I played Patience, a lady in waiting, in Henry VIII as part of an RSC season. It was very special knowing that I was included in this famous company. I was ‘play as cast’ and had small parts and understudied. I was covering Susanna York in The Merry Wives of Windsor when she broke her foot, and I was fortunate enough to play the role of Mistress Ford for five months. This was a wonderful experience for me as I had come from the world of musicals, I had trained as a singer, and it is usually difficult to make the transition from musicals into straight theatre, unless you are a name.
You also have screen experience in shows such as Doctors and WPC 56, what is it like filming for screen?
I enjoy the simplicity of filming, you just learn your lines and stand on your mark.
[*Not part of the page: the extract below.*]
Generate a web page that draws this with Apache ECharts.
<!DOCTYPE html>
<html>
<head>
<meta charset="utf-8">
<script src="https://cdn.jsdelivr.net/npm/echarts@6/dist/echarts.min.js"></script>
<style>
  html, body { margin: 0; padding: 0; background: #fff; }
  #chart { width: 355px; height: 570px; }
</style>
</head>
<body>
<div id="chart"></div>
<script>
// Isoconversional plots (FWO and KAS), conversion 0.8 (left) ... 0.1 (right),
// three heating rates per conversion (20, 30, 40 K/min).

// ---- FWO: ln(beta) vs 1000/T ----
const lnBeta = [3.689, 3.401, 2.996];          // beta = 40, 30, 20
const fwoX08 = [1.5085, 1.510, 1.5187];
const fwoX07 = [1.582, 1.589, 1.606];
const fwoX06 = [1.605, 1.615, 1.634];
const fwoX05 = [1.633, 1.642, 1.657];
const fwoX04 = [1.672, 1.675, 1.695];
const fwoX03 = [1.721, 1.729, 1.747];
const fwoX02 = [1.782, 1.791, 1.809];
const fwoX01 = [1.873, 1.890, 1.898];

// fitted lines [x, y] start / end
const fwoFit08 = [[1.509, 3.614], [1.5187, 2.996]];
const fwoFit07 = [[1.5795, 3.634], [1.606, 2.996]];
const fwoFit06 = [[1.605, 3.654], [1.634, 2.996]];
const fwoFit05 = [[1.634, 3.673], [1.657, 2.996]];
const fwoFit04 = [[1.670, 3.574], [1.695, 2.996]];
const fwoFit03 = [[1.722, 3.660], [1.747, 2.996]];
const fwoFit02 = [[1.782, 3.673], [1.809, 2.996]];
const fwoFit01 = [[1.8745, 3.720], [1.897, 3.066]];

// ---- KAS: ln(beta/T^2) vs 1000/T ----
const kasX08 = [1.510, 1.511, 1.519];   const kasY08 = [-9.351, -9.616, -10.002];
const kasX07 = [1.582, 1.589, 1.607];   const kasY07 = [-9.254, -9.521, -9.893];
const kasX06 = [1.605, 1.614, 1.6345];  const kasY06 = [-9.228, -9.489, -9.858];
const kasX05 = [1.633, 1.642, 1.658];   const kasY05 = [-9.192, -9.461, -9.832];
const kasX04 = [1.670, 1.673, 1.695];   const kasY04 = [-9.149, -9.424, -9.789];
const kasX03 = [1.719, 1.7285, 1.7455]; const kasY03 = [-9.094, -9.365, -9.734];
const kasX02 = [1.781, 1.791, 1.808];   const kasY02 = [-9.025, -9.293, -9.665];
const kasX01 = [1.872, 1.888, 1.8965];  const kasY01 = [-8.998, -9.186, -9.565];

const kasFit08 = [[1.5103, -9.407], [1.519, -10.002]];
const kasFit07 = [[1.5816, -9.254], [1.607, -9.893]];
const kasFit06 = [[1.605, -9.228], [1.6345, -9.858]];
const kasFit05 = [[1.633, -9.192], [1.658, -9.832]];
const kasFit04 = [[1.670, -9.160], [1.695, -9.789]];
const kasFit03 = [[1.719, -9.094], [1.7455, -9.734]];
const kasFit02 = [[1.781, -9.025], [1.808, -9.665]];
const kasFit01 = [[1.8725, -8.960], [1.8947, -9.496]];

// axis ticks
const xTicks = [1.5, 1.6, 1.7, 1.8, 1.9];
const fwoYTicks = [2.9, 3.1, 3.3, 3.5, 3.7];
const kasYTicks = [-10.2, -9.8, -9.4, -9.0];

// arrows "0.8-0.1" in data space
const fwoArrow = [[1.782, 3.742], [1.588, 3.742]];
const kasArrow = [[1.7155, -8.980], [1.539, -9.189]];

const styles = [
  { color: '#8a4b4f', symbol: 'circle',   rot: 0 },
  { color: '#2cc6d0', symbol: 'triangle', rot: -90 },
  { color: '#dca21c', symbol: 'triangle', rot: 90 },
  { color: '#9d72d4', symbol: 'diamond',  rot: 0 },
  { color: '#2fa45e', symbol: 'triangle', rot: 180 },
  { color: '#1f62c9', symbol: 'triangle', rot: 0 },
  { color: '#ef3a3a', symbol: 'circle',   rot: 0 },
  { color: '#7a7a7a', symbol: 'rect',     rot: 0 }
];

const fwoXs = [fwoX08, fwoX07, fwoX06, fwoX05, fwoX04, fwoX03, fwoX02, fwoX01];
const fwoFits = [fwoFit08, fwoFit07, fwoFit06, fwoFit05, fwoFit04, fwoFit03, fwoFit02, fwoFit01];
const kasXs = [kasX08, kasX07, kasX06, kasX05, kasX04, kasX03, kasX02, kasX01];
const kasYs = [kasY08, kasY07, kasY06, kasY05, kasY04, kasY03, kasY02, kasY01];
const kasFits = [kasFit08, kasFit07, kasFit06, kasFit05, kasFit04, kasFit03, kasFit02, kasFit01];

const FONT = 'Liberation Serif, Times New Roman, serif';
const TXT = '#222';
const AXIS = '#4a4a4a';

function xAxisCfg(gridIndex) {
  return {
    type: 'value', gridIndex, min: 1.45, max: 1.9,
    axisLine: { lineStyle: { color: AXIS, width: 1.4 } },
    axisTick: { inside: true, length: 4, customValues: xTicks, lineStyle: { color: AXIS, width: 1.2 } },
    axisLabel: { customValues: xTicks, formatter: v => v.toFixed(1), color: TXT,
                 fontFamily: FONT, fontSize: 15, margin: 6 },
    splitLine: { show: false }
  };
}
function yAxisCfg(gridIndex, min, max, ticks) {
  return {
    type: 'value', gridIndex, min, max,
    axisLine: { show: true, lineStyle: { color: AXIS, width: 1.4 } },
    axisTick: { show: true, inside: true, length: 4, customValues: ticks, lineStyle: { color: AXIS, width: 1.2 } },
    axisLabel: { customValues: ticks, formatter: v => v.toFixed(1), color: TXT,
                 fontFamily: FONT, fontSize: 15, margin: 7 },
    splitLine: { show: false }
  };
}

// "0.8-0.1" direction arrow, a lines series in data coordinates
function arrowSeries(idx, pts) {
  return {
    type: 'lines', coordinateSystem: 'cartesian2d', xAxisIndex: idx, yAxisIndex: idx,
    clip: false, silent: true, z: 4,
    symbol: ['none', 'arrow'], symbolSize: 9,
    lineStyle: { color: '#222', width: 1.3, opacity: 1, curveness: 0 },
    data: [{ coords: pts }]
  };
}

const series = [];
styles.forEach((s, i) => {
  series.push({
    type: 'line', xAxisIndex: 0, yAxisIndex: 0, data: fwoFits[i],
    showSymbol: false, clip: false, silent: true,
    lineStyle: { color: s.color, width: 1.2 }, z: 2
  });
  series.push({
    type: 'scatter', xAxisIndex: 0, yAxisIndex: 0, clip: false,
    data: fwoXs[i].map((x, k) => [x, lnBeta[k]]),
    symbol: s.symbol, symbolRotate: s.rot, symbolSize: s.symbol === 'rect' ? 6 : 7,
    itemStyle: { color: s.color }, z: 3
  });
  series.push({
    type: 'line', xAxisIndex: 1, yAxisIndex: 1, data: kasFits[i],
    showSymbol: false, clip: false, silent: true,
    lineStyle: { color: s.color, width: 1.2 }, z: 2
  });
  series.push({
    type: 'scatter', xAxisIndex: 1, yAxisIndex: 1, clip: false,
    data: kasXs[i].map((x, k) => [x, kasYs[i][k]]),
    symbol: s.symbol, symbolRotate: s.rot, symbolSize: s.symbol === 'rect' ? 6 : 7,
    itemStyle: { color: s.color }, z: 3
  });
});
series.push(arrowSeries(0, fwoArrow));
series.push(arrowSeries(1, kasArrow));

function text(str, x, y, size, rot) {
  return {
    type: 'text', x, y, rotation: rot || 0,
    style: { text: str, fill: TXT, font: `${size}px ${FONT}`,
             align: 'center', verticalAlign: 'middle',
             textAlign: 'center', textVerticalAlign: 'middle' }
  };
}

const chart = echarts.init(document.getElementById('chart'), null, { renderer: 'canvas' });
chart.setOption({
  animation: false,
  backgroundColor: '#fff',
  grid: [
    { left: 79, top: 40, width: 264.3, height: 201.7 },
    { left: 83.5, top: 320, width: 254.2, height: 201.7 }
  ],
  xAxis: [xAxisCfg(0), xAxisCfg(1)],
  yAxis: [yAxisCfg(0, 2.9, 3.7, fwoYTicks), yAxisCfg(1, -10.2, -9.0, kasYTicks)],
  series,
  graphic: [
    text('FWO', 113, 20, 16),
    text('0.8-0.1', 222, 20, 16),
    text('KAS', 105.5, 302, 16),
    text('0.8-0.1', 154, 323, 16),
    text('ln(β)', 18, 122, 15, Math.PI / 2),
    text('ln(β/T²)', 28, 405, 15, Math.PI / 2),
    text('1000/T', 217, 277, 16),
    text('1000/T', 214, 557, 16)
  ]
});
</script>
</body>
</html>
You don’t have control over wanting another take, so you’d better get it right first time. Nor do you have any control over the editing, but there is relief in knowing that someone else is in charge and making decisions. When you are on stage you are in control, you have so many options and things can go wrong, so it’s scarier. I’m grateful that they’ve asked me to be in Doctors twice. I’ve played a different character each time but strangely she’s had the same surname!
Where does your love of acting come from and how did you get into it?
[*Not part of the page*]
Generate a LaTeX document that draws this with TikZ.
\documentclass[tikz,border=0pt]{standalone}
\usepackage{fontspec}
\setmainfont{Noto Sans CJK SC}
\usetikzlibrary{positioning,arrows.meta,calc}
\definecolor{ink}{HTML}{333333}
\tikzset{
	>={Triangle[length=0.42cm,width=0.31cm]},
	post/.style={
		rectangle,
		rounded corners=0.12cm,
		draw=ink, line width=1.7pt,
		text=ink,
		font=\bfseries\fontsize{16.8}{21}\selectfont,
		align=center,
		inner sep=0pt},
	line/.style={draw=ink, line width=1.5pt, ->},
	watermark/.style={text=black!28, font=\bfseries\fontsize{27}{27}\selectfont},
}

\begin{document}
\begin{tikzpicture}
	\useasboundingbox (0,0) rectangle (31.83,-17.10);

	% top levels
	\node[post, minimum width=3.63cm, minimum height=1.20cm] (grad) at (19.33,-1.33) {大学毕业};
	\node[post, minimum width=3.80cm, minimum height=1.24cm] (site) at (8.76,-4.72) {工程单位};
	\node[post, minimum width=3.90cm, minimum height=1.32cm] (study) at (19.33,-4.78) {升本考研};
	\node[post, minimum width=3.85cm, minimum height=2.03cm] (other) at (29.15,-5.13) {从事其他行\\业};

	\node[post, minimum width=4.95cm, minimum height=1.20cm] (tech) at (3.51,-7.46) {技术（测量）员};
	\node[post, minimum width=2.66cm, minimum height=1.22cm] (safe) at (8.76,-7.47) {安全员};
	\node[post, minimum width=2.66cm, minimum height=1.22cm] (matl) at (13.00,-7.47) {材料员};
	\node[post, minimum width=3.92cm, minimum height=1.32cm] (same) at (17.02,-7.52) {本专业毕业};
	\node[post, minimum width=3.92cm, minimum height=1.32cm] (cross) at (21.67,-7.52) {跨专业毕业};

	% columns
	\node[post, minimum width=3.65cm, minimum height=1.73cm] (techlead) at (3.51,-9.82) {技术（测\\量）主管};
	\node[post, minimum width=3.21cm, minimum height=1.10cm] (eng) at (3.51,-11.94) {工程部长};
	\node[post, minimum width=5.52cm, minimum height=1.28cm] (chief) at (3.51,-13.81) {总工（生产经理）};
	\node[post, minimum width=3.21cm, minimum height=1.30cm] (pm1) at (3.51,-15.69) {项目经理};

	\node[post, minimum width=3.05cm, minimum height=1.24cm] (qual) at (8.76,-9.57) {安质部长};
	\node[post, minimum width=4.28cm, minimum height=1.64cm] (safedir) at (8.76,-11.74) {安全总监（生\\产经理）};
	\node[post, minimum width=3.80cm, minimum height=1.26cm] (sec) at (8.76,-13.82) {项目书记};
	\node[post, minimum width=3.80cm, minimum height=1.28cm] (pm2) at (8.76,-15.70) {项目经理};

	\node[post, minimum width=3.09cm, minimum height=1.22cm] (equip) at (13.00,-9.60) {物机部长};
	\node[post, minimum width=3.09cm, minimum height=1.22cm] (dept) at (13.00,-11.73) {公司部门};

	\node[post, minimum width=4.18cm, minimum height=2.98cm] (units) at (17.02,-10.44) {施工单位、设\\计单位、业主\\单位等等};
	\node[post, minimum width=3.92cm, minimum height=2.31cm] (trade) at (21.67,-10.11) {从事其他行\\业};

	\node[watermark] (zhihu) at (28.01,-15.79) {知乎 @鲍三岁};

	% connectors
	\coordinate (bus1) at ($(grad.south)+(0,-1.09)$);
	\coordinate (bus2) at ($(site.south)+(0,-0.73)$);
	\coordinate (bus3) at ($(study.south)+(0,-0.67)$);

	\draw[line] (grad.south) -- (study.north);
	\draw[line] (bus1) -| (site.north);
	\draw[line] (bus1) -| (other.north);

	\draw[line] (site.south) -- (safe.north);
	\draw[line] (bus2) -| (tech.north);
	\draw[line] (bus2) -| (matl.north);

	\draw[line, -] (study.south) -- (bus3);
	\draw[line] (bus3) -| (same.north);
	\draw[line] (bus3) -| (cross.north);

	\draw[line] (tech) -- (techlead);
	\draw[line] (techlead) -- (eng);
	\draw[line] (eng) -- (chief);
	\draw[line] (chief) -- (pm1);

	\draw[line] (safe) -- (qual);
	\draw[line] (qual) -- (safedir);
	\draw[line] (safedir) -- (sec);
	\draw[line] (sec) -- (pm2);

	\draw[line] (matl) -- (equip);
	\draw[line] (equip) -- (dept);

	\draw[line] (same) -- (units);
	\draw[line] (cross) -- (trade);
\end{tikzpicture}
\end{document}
I knew that I wanted to act when, out of the blue, I won the junior drama cup for playing Mole in Wind in the Willows at my ballet school, Hurst Lodge, when I was 11. I was so thrilled that someone thought I was good at something! However, my sister, who was four years older than me, was very talented and went on to win a scholarship to RADA. This caused uproar in our family as my parents were strict Christians and thought the stage an unsuitable profession. I was concerned about just following in my sister’s footsteps so I took up singing instead. I worked as a secretary and did amateur operatics, and after a few years I applied and got into the Royal College of Music.
What are some of your favourite theatre shows to watch and how do you like to spend your time away from your career?
A big old-fashioned musical with a fantastic score, I adore the stage production of An American In Paris they made a few years ago with classical dancers, and which my local cinema shows by popular demand. I loved Prokofiev’s Cinderella at Sadler’s Wells a few years ago.
I play alto sax with a wind band, and sing in a chamber choir. I find music making with others very life-affirming. I play tennis and love hanging out with my family. I listen to the radio all the time, mostly Radio 3. It is the most fantastic service, worth every penny of the licence fee, let alone television and iPlayer. BBC Sounds provides the most wonderful mixtapes when I’m on the move, I can’t praise enough the presenters, producers and teams’ dedication to their listeners!
What advice would you give a new actor starting out?
Market yourself, the profession is a business and you are a super product! You need to take your body and mental health very seriously, treat yourself like an athlete. Read loads, educate yourself about anything and everything, and write – a part for yourself or a play or a TV script etc. We have to consider generating our own work.
If you are a shy person (as many actors are) and would find marketing yourself cringeworthy, try thinking of your professional self as a different persona – strong, confident, talented and charismatic – you are an actor after all! Don’t turn things down in the early stages, get involved as much as you can with anything going, you never know where a project might lead or who you’ll meet on the way. Keep a note of directors and casting directors you’ve met and let them know what you’re doing.
Have other strings to your bow to keep your spirits up. Don’t beat yourself up if things don’t go well, it’s probably not your fault if you don’t get a particular part, it was their choice, just the wrong one! I’m afraid there is a large element of luck involved, good and bad, it probably balances itself out in the end. So, best of luck!